### Written task
Please reproduce exactly the lines between the line holding "Write the Plotly.js code for this chart." and the line holding "const xTitle = 'TOTAL LENGTH (mm)';", inclusive, leaving out any pictures.

Collected data:
* START *

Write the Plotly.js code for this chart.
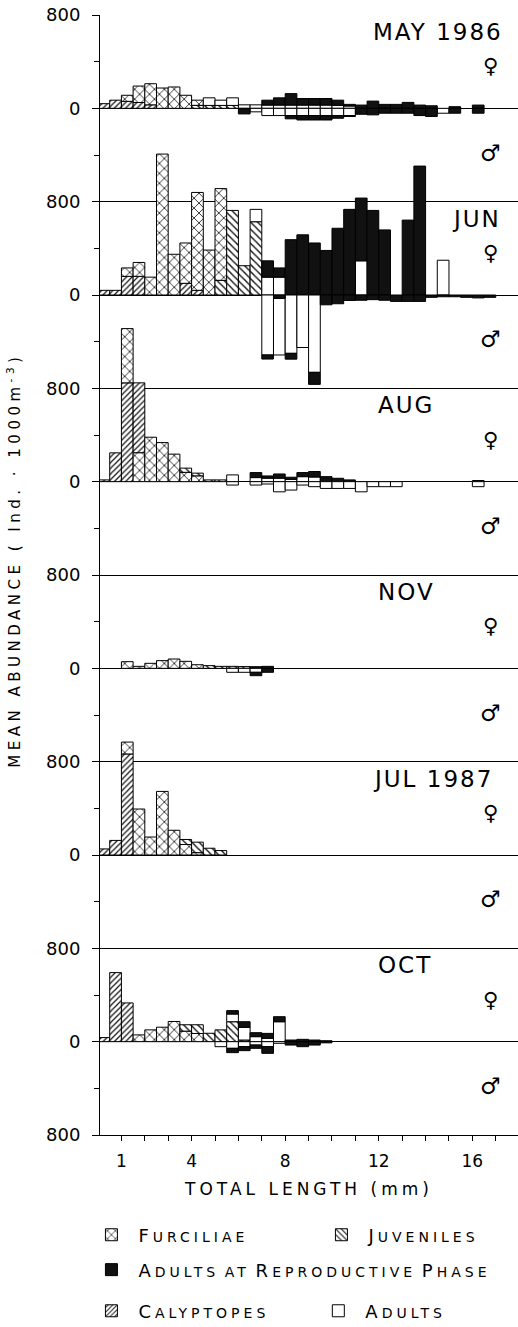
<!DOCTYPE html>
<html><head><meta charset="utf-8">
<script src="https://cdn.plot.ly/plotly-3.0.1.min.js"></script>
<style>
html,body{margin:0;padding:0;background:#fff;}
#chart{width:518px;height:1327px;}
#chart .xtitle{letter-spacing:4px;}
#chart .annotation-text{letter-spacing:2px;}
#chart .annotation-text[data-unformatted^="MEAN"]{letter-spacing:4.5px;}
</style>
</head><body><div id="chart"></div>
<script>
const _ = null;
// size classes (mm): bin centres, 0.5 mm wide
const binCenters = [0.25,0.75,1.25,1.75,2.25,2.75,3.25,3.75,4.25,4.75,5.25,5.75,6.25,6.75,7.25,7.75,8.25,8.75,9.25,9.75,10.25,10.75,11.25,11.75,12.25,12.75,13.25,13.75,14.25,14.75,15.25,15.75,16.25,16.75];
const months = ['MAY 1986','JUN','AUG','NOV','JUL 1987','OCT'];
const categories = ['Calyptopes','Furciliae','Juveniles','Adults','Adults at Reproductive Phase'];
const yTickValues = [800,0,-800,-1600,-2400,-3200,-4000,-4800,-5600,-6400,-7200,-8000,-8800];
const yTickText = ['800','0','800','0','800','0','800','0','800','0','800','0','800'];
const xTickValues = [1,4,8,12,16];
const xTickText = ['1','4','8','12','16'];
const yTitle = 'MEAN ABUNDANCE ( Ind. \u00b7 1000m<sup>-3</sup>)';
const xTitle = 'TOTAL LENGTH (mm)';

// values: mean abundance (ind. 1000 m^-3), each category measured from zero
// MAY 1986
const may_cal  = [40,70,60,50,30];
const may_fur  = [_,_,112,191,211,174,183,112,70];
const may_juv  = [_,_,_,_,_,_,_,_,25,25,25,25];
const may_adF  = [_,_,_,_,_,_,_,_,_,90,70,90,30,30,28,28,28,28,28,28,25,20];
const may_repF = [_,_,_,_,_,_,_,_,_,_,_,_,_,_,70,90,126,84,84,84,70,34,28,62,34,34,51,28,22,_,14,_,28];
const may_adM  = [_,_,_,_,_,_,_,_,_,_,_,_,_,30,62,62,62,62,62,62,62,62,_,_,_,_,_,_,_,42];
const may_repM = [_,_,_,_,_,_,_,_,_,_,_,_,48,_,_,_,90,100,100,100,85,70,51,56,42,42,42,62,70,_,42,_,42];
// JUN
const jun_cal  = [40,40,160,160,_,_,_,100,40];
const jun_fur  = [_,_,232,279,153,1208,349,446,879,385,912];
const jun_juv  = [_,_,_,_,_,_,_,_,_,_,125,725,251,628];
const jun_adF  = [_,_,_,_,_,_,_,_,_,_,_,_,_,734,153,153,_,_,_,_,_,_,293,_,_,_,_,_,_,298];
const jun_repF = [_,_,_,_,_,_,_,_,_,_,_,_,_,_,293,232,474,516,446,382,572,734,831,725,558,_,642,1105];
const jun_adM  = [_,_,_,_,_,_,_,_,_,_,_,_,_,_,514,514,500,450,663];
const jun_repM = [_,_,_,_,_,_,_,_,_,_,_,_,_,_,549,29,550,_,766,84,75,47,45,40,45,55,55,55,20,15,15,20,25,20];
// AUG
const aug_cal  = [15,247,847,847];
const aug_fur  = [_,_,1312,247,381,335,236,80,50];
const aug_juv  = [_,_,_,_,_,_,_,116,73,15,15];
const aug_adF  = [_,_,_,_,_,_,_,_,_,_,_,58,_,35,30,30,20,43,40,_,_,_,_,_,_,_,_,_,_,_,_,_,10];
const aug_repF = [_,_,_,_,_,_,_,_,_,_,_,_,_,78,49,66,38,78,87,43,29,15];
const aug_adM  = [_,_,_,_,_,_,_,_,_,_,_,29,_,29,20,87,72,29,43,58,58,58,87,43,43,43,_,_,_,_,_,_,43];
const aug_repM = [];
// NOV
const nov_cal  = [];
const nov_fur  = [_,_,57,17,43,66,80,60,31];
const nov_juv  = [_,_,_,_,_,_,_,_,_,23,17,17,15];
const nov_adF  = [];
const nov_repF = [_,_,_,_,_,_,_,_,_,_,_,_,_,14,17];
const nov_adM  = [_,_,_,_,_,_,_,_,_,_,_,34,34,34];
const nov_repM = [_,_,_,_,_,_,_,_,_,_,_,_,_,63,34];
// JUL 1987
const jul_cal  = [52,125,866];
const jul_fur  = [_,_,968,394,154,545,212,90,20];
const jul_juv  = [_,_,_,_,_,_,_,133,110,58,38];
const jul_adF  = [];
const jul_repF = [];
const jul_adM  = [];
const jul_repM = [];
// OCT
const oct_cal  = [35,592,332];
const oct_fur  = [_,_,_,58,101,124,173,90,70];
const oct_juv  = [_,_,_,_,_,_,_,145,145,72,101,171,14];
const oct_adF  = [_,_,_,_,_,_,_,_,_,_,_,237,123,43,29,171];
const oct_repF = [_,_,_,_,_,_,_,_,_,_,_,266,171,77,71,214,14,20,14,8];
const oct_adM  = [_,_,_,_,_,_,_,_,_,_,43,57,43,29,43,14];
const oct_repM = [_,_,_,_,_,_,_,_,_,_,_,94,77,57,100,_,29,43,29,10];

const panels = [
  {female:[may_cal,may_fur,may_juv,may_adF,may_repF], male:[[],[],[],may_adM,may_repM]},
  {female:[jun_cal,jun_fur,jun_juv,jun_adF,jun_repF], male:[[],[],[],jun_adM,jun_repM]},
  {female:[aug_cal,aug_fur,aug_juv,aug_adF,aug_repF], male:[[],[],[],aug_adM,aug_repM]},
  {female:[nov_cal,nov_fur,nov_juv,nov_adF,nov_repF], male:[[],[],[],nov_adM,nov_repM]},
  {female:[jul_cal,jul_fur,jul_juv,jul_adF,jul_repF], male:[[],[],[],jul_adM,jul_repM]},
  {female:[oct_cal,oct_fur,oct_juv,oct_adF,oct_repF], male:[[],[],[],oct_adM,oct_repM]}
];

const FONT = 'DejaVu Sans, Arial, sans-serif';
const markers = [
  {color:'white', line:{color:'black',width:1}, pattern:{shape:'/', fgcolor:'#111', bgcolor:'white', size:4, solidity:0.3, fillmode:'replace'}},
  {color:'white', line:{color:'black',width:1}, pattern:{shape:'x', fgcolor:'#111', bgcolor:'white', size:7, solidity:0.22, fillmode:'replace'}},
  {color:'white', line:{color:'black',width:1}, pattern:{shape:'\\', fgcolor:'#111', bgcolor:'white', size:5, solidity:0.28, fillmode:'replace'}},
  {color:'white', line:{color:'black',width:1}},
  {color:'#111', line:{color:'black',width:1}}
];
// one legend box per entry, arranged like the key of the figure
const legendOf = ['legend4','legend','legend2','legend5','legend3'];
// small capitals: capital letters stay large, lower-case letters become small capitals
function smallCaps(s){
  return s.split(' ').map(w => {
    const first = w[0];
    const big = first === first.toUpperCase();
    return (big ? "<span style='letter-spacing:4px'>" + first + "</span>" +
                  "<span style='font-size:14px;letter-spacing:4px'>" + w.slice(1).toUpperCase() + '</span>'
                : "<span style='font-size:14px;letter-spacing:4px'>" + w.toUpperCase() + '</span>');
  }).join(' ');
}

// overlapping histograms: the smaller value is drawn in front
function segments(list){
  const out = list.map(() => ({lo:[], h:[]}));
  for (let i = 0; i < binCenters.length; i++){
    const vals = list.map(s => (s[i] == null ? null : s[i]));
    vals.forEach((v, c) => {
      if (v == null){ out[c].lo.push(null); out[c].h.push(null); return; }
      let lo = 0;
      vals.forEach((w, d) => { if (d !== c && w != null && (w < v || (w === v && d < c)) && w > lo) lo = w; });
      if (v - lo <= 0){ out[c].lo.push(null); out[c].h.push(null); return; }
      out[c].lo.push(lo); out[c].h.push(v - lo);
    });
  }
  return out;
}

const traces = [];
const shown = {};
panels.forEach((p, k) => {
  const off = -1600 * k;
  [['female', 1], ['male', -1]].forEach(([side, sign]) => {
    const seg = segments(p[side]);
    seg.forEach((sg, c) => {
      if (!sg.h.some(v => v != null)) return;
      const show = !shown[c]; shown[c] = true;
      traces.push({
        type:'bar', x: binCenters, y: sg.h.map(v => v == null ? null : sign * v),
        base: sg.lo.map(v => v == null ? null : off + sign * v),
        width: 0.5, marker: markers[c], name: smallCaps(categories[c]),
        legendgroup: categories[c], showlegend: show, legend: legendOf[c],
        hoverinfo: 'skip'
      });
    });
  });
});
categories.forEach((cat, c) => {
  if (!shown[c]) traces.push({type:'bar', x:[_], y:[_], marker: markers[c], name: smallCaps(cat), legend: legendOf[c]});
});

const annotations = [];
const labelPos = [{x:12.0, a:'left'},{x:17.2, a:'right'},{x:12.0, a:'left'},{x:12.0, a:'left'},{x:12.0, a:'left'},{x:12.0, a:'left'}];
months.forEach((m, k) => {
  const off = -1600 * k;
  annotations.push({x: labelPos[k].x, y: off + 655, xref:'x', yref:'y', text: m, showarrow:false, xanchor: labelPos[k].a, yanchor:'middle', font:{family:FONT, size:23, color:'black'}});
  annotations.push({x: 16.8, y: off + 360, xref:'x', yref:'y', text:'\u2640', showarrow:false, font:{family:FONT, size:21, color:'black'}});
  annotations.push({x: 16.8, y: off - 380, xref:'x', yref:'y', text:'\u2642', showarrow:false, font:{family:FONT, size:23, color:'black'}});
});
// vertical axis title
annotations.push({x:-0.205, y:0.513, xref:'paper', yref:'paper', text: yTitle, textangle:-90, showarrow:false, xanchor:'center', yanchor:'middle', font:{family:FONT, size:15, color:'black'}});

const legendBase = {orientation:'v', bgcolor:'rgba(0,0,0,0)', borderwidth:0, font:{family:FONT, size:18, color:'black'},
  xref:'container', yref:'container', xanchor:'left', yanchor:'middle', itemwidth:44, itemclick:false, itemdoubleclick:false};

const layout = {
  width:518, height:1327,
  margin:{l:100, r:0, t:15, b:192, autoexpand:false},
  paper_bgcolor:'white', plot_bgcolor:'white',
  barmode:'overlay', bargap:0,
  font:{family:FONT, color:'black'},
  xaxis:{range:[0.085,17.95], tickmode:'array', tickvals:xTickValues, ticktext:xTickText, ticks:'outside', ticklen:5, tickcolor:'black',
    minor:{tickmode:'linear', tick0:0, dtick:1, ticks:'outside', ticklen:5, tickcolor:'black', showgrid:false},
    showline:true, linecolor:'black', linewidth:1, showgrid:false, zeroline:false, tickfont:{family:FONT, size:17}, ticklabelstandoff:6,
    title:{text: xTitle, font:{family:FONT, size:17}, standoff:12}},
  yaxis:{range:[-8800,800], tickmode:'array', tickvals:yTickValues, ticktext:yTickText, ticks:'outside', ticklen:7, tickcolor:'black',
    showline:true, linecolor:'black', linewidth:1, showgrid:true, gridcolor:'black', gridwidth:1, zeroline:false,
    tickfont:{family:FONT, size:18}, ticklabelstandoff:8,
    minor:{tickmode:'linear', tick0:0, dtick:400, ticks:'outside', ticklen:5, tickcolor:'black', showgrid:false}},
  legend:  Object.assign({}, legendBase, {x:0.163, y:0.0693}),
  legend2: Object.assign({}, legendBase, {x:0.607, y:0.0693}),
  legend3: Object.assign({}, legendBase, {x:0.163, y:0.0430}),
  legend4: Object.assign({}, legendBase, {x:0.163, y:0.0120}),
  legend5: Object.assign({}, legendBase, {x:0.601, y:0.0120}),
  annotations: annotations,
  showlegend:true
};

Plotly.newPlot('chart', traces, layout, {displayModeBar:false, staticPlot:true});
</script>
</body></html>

* END *
* START *

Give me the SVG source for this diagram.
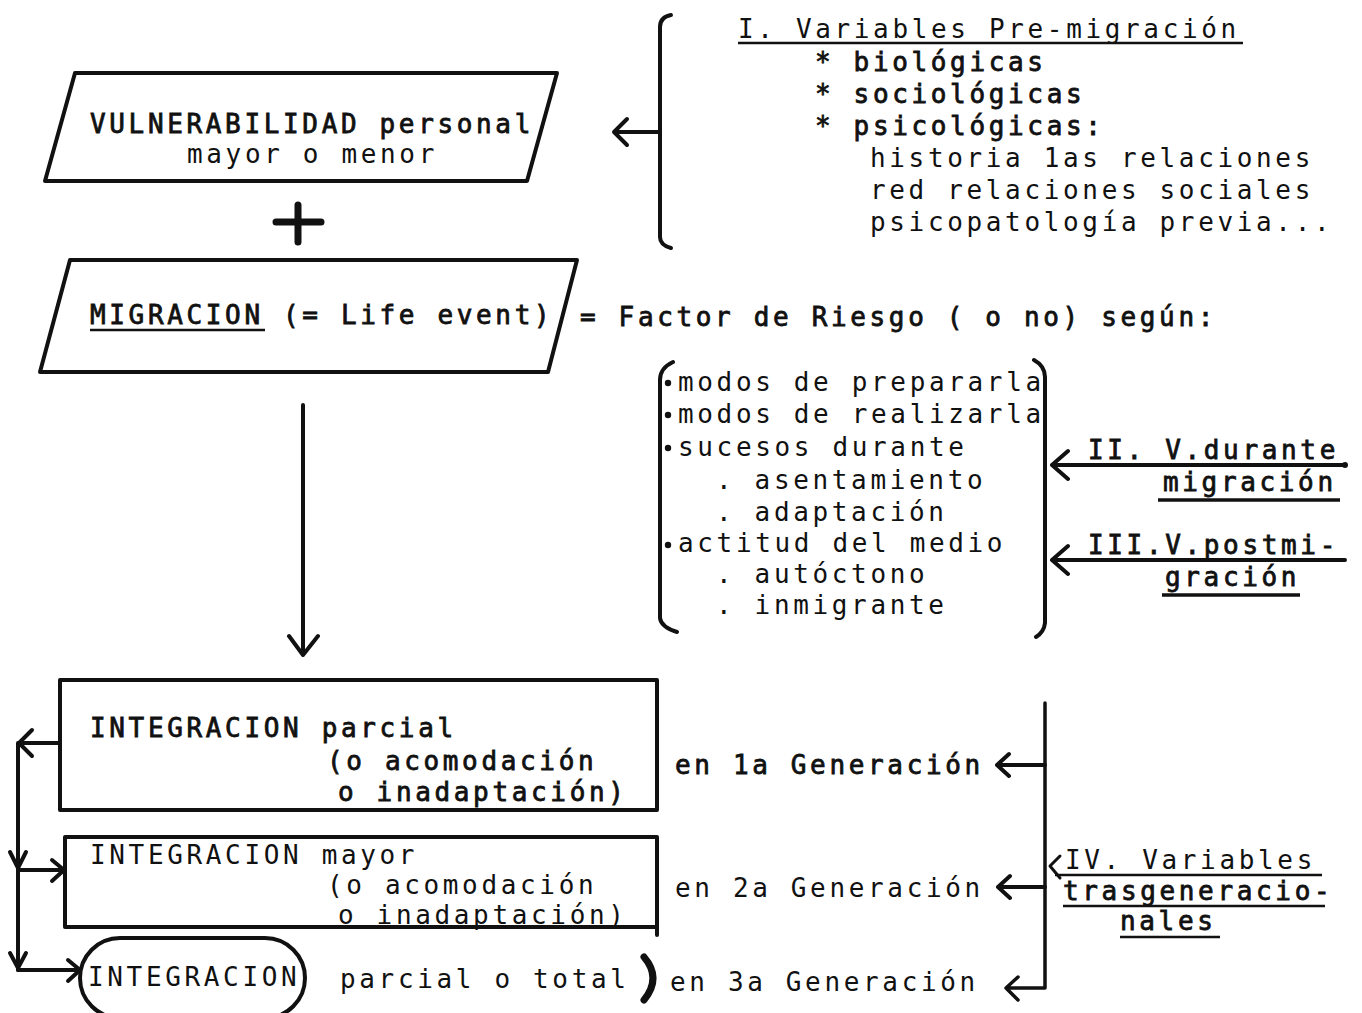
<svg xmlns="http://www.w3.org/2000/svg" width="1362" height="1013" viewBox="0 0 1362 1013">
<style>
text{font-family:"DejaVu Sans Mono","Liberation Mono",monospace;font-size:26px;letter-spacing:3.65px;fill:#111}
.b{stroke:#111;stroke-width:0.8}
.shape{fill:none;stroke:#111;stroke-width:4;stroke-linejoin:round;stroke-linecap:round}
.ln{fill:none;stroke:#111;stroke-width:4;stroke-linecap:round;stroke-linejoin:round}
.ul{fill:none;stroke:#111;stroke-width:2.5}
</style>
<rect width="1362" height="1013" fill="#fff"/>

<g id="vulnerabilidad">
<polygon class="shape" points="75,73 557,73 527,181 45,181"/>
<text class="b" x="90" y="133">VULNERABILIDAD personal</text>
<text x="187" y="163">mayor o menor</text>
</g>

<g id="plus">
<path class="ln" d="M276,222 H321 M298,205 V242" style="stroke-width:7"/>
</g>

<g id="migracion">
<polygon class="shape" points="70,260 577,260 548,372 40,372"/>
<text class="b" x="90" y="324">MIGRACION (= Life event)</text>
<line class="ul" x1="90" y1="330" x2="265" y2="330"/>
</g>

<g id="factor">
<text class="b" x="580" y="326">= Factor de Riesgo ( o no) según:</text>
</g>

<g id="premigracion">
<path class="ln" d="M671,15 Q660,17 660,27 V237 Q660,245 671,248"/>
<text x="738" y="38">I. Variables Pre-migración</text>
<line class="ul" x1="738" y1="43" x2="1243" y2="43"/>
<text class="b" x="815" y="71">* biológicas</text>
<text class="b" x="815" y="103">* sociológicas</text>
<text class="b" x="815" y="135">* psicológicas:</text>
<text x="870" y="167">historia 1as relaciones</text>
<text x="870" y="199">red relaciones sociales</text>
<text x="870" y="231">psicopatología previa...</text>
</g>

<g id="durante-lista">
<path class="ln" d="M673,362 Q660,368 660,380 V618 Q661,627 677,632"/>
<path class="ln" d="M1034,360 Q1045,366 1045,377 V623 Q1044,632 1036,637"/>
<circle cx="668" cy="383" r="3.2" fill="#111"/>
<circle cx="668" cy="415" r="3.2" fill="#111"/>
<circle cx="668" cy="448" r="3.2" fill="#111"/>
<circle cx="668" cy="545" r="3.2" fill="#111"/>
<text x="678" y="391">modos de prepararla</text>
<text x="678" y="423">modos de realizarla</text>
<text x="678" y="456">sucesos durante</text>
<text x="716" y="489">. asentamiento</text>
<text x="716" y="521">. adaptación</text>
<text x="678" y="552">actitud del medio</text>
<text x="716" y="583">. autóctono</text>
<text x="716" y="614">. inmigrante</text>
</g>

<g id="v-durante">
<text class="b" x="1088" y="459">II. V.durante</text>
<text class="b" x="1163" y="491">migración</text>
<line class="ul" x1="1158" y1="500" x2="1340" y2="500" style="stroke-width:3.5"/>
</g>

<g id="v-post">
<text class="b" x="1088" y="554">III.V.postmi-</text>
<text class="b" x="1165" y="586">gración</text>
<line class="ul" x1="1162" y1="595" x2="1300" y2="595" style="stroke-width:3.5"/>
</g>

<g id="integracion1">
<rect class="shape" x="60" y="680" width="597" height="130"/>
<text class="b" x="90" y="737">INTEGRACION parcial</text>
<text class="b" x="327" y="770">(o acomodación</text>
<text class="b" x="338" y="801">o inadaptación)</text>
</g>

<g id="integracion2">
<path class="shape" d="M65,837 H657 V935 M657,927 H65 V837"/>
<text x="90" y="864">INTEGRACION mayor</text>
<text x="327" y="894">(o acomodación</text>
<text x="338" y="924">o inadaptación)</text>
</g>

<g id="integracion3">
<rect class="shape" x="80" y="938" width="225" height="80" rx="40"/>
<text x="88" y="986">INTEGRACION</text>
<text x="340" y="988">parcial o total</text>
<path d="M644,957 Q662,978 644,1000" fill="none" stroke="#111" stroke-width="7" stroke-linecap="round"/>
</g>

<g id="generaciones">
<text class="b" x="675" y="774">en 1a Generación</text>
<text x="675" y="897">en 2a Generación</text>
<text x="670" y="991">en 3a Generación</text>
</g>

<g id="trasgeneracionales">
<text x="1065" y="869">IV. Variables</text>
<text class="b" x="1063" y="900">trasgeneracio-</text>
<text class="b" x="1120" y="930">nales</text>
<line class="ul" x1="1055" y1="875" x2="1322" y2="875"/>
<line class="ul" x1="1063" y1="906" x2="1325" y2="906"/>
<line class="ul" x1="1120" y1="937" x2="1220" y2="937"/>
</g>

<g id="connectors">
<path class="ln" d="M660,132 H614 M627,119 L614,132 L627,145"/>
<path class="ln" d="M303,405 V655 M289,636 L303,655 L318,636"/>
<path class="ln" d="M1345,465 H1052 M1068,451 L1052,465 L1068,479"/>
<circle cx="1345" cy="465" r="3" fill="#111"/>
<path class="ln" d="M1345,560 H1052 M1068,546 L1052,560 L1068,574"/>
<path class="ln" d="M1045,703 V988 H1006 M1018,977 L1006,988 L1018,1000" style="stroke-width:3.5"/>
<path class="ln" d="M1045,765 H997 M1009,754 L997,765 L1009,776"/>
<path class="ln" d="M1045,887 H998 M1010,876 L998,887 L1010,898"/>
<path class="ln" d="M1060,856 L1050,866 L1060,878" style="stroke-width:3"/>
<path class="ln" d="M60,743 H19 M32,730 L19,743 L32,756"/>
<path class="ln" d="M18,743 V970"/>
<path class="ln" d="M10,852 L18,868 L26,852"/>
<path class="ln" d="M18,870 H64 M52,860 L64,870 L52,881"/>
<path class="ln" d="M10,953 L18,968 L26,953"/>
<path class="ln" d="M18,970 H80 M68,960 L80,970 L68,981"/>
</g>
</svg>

* END *
* START *

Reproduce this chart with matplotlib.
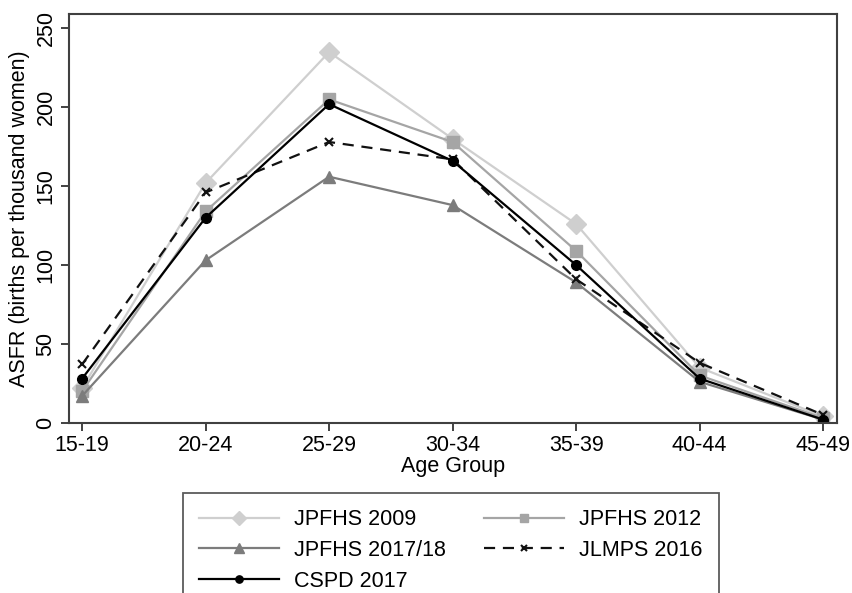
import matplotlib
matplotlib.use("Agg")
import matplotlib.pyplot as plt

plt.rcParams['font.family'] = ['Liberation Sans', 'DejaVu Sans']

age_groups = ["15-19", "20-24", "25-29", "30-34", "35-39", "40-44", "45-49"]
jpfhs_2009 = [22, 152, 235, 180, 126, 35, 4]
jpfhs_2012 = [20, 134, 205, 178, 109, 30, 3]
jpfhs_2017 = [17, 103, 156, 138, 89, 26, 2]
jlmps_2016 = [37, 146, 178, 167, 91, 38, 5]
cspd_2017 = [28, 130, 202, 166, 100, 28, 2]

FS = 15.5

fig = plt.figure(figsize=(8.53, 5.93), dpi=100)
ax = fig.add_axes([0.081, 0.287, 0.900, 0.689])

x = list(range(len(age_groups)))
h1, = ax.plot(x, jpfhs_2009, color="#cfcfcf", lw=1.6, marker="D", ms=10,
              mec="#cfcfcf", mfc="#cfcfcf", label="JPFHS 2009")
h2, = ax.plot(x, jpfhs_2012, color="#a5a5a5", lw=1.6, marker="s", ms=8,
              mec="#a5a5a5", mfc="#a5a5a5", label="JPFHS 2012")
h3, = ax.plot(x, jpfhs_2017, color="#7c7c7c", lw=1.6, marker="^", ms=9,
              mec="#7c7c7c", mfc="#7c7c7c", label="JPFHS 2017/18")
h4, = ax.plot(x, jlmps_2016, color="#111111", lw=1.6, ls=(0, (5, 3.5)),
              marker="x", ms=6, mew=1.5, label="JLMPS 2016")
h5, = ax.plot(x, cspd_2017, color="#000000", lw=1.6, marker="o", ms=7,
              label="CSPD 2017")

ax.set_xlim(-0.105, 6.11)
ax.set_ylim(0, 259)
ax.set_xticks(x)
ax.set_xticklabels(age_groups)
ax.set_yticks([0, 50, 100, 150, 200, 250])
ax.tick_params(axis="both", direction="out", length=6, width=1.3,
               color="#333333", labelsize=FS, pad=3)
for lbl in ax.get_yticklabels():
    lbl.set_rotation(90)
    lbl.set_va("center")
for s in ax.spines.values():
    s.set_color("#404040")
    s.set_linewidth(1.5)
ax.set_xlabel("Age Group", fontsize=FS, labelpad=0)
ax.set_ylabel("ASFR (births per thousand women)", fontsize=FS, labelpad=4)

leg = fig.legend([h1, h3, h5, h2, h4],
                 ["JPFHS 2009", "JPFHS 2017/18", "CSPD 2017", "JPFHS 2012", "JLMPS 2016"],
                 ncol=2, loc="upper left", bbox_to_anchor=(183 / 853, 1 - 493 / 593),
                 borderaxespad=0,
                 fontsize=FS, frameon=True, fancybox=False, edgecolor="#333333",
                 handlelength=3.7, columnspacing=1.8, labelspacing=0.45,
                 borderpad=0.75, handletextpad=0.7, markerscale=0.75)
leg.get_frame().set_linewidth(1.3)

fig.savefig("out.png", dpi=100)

* END *

### Answer to this exercise
Write the Plotly.js code for this chart.
<!DOCTYPE html>
<html><head><meta charset="utf-8">
<script src="https://cdn.plot.ly/plotly-3.0.1.min.js"></script>
<style>
html,body{margin:0;padding:0;background:#fff;}
#chart{width:518px;height:1327px;}
#chart .xtitle{letter-spacing:4px;}
#chart .annotation-text{letter-spacing:2px;}
#chart .annotation-text[data-unformatted^="MEAN"]{letter-spacing:4.5px;}
</style>
</head><body><div id="chart"></div>
<script>
const _ = null;
// size classes (mm): bin centres, 0.5 mm wide
const binCenters = [0.25,0.75,1.25,1.75,2.25,2.75,3.25,3.75,4.25,4.75,5.25,5.75,6.25,6.75,7.25,7.75,8.25,8.75,9.25,9.75,10.25,10.75,11.25,11.75,12.25,12.75,13.25,13.75,14.25,14.75,15.25,15.75,16.25,16.75];
const months = ['MAY 1986','JUN','AUG','NOV','JUL 1987','OCT'];
const categories = ['Calyptopes','Furciliae','Juveniles','Adults','Adults at Reproductive Phase'];
const yTickValues = [800,0,-800,-1600,-2400,-3200,-4000,-4800,-5600,-6400,-7200,-8000,-8800];
const yTickText = ['800','0','800','0','800','0','800','0','800','0','800','0','800'];
const xTickValues = [1,4,8,12,16];
const xTickText = ['1','4','8','12','16'];
const yTitle = 'MEAN ABUNDANCE ( Ind. \u00b7 1000m<sup>-3</sup>)';
const xTitle = 'TOTAL LENGTH (mm)';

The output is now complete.